Chattanooga's EPB is awaiting $17.5 million in reimbursements for snapped poles and shredded lines left by the April 27 tornadoes and $1.9 million from tornadoes in February.

"It is a lengthy process," Chief Finance Officer Greg Eaves said. "It's definitely a cash-flow shot -- you've got to disburse it and reimburse it."

On the other hand, Eaves said, EPB only submitted its reimbursement request for the April storms in August after totaling invoices from contractors in 21 states for recovery and repairs.

"Obviously, I want it as quickly as possible, but I understand the headaches they have to go through," Eaves said. "One entity takes us two months, and if I'm one of a hundred companies asking for reimbursement, I can understand why it takes TEMA so much time."

Lee Norris, deputy director of Chattanooga's Public Works Department, said the city has applied for $3 million for tornado cleanup.

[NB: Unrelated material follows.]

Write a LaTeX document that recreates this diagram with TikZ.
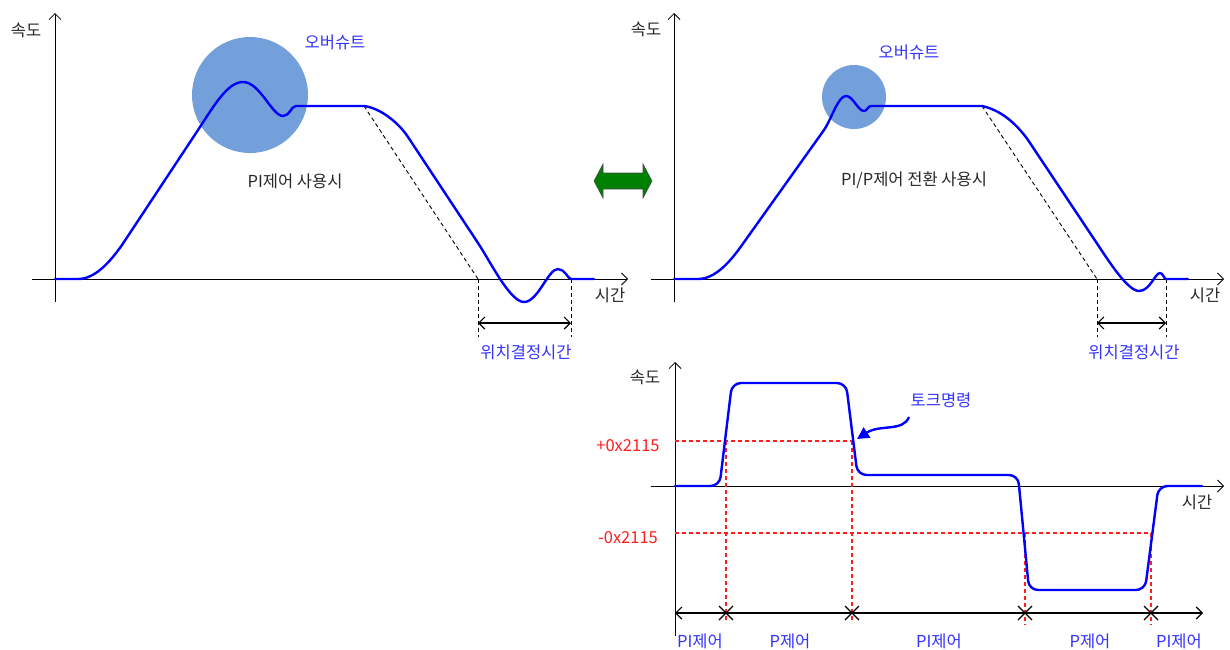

"We were able to front the money, but I can see where smaller communities really can have some problems," Norris said.

"Poor Communication"

With a budget of $12.4 million this year, TEMA works under the state's Military Department to coordinate disaster readiness and response statewide and supports local governments' efforts. It distributes grants from the Federal Emergency Management Agency and others to aid disaster response and prevention.

In fiscal 2011, TEMA handed out about $60 million in disaster relief and homeland security grants, the audit reported.

The audit is part of a "sunset" process that evaluates state agencies' relevance and efficiency.

Auditors criticized TEMA for delays in passing along FEMA aid to local governments through the Public Assistance Grant program. The process is designed to speed relief to local areas by going around state contract review rules.

"Our audit revealed that the overall processing of disaster grants is suffering from inefficiencies which seem to relate to poor communications between TEMA, the Military Department, and OCR [office of contracts review in Finance & Administration]," the audit reported.

The audit criticized TEMA for not having a contract coordinator who can work directly with OCR. It noted that managers in OCR and the Military Department "do not distinguish 'declared disaster' recovery grants from 'nondeclared disaster' recovery grants and grant them special priority."

Auditors prescribed several steps to speed up the grants by shortening processing time, prioritizing disaster grants and communicating better with OCR and the Military Department.

They also said the delays carry the most burden for rural counties or small city governments, which often have fewer reserves.

In some cases, auditors said, "counties and cities with limited resources have taken out loans to help cover costs until they can be reimbursed, and they are not compensated for the interest. Repairing roads and damaged buildings and community areas is essential to returning communities to normal."

Water from Cumberland River flows over its banks in Nashville, Tenn., on Monday, May 3, 2010. After heavy weekend rains and flooding, officials in Tennessee are preparing for the Cumberland River, which winds through Nashville, to crest more than 11 feet Monday afternoon. (AP Photo/Mark Humphrey)

Water from Cumberland River flows over its banks...

Mea Culpa, Sort Of

TEMA spokesman Jeremy Heidt said the agency agrees with many of the criticisms, with reservations.

He said that state lawmakers last year authorized additional staff but the agency has just begun the hiring process. Meanwhile, there are only three people in TEMA's public assistance department and the agency borrowed staff from other states to attack the backlog.

The May 2010 floods that inundated Nashville affected 49 counties and generated 6,000 claims under the Public Assistance Grant program, he said.

"This year we had 66 counties [from the April 27 tornadoes], some of them multiple disasters," he said. "All the projects from that are still being written."

Also, Heidt said, "some of that is out of our control," referring to the audit's criticism of delay in the office of contracts review and the Department of Military.

"We're definitely working as fast as we can, and we know there's a hardship on those smaller communities," he said.

It's certainly a problem in Bradley County, Emergency Management Agency Director Troy Spence said.

"Past disasters have been, like, a half-million dollars [in public costs]. This disaster, counting the utilities, we're at a little over $9 million. It's a situation where we've got to start getting some of that money back," he said.

"They're using two people over there [in Nashville] to process this thing," he said. "We had 30-something projects. It's going to take a long time."